Exercise aim
Lines holding the string "React" are the ones to copy from this listing.

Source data
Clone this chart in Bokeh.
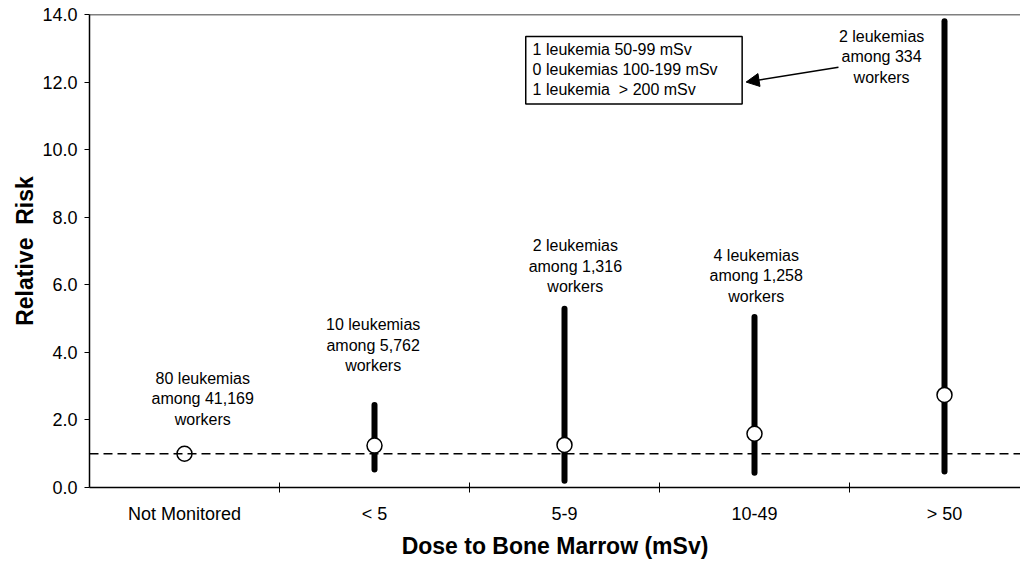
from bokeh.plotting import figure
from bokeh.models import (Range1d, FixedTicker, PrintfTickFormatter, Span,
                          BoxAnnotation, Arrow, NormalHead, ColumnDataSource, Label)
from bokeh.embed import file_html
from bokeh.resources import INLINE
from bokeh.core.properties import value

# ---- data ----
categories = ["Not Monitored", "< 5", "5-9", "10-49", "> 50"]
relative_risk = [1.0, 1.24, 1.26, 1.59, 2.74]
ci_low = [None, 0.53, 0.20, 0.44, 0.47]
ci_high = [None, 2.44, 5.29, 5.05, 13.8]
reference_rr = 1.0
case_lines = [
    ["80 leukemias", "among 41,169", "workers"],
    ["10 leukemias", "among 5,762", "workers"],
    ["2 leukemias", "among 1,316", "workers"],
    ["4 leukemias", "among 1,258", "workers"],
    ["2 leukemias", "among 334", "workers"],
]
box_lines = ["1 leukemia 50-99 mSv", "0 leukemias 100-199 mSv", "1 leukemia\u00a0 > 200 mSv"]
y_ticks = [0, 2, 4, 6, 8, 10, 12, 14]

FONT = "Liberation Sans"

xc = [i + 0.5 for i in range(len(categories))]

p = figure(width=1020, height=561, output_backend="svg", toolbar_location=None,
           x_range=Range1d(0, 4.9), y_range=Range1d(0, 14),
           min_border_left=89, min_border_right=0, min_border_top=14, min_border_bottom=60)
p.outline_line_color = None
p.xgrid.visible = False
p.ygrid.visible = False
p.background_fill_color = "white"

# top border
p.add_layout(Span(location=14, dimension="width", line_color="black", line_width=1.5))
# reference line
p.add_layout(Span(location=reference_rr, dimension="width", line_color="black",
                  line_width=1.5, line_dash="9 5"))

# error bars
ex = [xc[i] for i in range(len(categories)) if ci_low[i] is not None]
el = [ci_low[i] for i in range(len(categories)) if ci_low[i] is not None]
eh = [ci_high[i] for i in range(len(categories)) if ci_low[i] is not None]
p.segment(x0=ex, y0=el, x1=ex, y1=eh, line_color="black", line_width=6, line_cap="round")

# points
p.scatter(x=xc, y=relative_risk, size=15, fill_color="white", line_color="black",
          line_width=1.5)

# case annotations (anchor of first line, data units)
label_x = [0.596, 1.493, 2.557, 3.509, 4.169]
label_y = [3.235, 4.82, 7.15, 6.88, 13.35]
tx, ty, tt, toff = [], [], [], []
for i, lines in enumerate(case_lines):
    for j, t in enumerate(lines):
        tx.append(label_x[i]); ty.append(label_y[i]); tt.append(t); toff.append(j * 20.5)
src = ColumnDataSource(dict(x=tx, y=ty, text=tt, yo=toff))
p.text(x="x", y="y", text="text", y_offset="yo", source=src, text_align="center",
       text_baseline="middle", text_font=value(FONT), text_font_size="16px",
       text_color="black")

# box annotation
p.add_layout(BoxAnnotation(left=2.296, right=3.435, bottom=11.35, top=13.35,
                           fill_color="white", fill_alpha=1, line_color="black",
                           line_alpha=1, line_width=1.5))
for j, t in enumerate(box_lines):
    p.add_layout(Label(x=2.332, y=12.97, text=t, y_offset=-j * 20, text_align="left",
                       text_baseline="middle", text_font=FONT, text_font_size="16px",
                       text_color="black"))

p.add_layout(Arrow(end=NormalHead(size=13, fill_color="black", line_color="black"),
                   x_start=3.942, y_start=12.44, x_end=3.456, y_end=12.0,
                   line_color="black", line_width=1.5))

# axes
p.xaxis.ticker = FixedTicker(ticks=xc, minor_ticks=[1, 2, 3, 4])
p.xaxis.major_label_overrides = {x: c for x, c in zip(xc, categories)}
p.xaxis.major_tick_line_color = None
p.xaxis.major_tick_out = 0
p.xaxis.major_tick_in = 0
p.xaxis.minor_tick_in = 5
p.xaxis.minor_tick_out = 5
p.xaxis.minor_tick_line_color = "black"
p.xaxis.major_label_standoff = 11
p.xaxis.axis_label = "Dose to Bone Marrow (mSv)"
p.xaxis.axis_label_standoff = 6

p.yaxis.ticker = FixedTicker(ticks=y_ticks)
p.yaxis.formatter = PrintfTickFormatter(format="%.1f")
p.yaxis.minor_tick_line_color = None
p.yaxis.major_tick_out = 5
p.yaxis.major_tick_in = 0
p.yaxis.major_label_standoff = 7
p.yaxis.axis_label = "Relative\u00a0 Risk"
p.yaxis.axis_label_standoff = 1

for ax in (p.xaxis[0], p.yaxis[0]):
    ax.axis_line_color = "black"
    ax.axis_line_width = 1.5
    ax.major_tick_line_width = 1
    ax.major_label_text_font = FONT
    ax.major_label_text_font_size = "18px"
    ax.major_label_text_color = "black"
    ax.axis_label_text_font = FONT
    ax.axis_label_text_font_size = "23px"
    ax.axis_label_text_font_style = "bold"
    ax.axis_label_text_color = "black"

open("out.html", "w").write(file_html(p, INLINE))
==
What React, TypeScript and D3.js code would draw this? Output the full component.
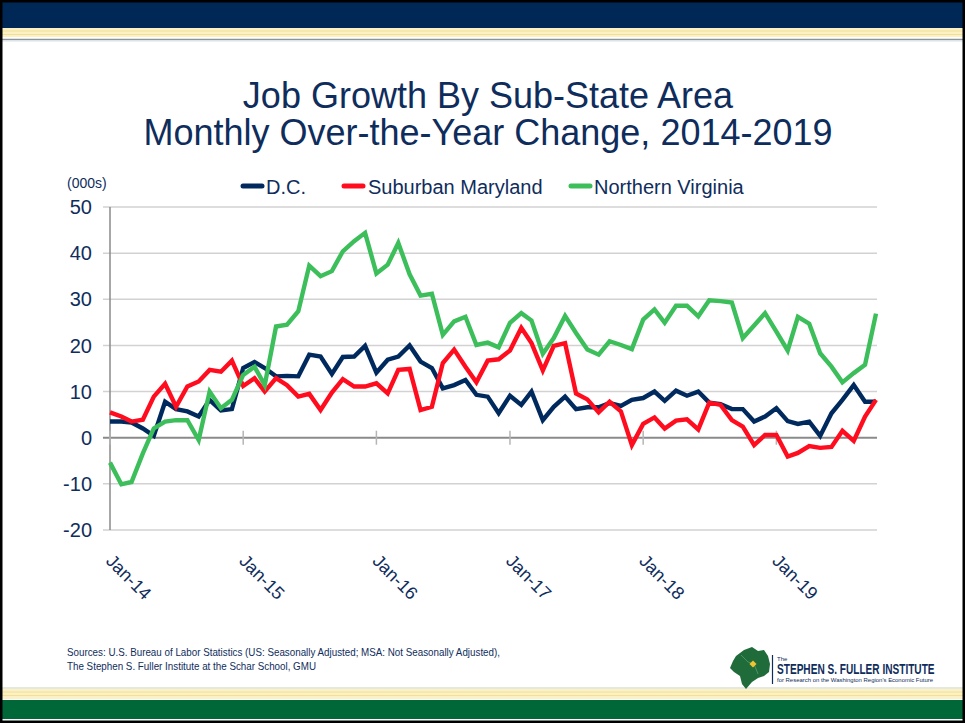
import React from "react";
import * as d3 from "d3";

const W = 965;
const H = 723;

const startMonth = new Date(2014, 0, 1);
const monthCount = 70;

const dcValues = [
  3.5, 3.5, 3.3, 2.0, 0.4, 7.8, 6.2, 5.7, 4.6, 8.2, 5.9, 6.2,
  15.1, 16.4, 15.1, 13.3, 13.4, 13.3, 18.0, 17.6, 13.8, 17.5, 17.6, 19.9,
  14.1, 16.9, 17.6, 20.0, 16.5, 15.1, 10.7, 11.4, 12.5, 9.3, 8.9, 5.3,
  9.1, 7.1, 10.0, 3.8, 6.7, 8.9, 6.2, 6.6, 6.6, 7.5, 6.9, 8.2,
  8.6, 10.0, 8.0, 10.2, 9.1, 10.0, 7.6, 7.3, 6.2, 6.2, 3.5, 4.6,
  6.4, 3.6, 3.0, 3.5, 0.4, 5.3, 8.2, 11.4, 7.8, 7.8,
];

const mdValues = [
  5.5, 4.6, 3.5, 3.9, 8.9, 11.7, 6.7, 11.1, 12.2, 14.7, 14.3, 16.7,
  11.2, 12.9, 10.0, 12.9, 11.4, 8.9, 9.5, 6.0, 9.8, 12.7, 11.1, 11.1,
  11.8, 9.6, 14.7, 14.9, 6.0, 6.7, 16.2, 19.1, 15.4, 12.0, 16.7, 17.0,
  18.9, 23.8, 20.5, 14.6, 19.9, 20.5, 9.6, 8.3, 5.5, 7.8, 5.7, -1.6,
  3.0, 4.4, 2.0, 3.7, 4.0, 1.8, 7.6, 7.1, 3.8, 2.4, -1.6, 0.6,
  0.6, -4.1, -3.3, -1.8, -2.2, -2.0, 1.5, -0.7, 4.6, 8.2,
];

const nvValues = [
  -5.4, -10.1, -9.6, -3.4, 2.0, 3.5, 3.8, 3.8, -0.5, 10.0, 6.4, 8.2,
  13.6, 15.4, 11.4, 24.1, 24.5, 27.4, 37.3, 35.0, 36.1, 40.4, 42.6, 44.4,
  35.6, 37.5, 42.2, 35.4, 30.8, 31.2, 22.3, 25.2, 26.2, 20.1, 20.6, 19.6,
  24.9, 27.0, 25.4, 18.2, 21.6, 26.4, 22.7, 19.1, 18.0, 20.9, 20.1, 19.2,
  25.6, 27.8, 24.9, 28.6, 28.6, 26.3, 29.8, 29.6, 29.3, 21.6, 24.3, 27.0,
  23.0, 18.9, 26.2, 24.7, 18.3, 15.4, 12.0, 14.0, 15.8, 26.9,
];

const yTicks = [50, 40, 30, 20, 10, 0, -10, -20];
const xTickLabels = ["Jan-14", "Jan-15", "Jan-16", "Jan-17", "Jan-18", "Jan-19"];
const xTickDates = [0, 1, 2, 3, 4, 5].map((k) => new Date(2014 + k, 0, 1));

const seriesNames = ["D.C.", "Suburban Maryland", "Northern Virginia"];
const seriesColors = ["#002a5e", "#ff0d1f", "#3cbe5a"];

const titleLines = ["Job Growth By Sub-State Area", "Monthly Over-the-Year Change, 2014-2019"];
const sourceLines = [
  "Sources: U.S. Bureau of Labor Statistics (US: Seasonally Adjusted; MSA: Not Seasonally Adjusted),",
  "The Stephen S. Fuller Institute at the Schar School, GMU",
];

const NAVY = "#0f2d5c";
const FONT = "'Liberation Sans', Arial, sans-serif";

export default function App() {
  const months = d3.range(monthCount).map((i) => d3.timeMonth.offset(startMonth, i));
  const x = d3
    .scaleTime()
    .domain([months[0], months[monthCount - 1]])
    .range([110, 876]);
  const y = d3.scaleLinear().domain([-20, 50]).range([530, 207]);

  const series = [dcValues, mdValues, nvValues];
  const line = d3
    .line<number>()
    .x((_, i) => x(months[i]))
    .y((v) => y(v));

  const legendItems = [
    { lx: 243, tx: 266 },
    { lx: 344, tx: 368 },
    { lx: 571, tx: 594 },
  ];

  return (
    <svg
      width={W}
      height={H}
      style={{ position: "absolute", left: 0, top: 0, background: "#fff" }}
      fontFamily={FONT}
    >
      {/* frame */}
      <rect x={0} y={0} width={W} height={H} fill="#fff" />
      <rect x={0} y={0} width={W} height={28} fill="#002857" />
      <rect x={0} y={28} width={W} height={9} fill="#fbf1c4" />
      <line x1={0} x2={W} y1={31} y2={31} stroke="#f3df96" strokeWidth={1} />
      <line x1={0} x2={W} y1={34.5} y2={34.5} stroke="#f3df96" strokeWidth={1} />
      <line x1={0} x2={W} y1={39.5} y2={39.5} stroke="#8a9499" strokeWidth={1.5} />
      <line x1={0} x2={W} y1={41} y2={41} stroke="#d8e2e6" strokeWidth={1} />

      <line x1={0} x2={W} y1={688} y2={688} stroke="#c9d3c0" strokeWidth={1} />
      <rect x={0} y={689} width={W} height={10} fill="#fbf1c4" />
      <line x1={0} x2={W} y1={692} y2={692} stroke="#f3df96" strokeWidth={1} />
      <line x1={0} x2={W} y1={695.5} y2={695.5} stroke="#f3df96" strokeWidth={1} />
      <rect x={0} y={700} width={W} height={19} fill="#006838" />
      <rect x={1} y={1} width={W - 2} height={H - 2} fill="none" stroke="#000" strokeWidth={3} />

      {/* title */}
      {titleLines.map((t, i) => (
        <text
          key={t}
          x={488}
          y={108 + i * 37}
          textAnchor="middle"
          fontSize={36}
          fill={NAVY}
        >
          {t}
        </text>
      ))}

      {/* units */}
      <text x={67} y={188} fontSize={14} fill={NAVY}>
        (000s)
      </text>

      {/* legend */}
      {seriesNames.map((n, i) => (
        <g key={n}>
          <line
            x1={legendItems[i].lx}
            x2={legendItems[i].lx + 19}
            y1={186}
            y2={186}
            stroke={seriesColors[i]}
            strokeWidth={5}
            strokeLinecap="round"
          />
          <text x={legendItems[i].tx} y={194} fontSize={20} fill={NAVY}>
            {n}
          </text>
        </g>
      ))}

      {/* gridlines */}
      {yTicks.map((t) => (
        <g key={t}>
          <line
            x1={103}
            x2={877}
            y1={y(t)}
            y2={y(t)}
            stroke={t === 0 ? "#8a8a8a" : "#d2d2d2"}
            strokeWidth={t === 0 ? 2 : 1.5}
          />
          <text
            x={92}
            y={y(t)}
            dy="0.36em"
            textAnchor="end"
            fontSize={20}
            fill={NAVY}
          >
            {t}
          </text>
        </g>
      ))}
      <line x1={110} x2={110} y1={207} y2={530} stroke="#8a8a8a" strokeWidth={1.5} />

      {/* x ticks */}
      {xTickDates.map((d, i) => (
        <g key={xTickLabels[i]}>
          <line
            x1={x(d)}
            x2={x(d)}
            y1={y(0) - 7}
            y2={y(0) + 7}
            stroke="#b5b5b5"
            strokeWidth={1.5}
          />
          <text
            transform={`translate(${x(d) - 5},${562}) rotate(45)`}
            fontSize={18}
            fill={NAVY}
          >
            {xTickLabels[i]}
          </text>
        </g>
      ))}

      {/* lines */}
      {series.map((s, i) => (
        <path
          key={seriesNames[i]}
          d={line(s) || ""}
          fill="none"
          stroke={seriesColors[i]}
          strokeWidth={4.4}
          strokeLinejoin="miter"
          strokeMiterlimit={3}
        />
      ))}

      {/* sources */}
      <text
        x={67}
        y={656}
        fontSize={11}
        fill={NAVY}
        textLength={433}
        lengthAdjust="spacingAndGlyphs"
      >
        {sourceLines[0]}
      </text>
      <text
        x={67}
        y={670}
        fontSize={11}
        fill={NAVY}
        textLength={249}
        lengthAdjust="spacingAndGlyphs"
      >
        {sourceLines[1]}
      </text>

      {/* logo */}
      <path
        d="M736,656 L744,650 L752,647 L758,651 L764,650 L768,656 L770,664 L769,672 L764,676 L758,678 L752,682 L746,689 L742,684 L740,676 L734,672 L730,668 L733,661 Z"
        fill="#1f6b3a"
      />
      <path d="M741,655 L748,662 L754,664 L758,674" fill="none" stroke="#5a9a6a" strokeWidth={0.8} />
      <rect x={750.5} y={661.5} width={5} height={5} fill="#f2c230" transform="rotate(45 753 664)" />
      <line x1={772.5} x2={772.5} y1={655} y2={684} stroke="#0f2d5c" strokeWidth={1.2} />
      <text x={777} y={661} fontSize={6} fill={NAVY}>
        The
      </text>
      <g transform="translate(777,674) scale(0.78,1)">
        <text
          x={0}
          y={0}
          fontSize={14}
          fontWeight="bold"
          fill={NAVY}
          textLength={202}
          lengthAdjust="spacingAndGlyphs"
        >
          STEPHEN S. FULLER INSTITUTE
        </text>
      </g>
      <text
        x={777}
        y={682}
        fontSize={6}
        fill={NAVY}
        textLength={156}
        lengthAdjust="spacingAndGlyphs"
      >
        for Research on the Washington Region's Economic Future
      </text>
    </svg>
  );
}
--
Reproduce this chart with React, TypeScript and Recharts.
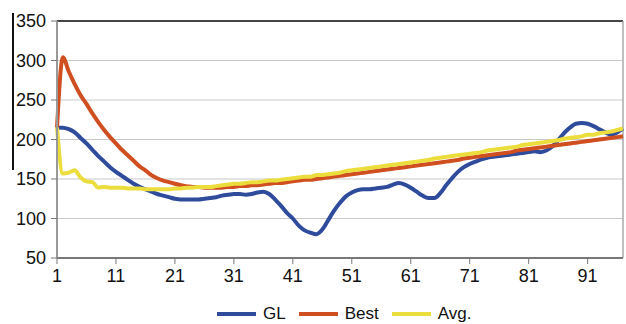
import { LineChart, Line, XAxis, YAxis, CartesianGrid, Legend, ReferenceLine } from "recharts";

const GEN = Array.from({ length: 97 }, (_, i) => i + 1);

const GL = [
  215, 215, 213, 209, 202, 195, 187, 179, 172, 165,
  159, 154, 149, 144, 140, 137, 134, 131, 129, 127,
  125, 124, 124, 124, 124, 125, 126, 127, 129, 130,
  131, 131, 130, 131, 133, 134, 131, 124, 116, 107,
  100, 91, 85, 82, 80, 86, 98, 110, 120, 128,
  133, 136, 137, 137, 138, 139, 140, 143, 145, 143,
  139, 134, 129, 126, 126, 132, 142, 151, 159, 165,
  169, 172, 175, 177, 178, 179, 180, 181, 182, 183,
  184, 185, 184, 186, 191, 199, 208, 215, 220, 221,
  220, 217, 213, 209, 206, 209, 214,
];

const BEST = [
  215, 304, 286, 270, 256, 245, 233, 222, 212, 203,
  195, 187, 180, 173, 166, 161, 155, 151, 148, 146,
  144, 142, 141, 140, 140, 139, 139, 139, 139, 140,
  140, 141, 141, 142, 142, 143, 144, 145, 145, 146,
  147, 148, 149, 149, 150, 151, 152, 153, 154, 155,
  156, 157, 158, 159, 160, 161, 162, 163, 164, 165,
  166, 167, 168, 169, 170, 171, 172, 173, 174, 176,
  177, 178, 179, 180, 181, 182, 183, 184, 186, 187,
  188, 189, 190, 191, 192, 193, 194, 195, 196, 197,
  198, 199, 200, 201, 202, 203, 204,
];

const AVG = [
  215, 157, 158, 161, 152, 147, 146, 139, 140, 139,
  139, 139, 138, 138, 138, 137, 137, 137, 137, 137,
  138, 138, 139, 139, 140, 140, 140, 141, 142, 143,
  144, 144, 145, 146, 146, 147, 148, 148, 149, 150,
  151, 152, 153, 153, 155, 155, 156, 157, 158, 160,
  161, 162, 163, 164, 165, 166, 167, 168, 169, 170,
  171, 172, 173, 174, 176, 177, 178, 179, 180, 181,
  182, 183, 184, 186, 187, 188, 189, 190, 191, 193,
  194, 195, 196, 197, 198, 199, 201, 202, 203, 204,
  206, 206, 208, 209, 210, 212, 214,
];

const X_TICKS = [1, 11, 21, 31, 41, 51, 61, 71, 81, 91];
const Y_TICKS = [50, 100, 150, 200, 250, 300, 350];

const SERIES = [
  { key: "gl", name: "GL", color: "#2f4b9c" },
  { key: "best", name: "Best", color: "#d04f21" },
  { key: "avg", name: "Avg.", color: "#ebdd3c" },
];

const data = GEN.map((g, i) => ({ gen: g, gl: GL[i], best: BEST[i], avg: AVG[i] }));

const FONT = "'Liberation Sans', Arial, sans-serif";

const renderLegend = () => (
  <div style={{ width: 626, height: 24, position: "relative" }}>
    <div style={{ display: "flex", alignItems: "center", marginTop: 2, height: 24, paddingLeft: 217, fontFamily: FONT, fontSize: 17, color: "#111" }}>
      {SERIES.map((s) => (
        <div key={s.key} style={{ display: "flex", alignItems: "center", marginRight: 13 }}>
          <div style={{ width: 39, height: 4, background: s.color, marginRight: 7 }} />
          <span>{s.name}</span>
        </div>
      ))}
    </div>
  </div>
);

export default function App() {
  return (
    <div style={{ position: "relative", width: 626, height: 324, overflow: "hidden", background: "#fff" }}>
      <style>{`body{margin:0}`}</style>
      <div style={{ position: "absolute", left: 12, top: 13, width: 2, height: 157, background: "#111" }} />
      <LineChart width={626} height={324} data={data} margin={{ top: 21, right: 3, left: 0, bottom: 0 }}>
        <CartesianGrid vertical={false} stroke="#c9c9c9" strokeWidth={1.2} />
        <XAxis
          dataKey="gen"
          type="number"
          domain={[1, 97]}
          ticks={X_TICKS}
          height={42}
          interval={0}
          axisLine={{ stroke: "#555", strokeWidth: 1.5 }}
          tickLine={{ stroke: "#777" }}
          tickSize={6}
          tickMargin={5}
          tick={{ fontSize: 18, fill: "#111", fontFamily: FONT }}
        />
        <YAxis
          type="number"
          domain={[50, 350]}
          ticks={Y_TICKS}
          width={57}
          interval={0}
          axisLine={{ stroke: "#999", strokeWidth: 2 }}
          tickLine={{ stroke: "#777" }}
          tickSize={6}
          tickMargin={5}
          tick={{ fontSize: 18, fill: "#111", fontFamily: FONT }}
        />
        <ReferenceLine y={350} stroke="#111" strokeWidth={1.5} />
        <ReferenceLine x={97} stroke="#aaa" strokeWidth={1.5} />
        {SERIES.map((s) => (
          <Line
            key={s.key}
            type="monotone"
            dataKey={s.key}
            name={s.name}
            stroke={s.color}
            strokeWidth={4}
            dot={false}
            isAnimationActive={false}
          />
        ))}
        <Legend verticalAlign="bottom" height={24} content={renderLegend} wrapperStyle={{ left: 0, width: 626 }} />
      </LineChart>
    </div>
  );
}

Exercise result
What React, TypeScript and D3.js code would draw this? Output the full component.
import React from "react";
Reproduce this chart with React, TypeScript and Recharts.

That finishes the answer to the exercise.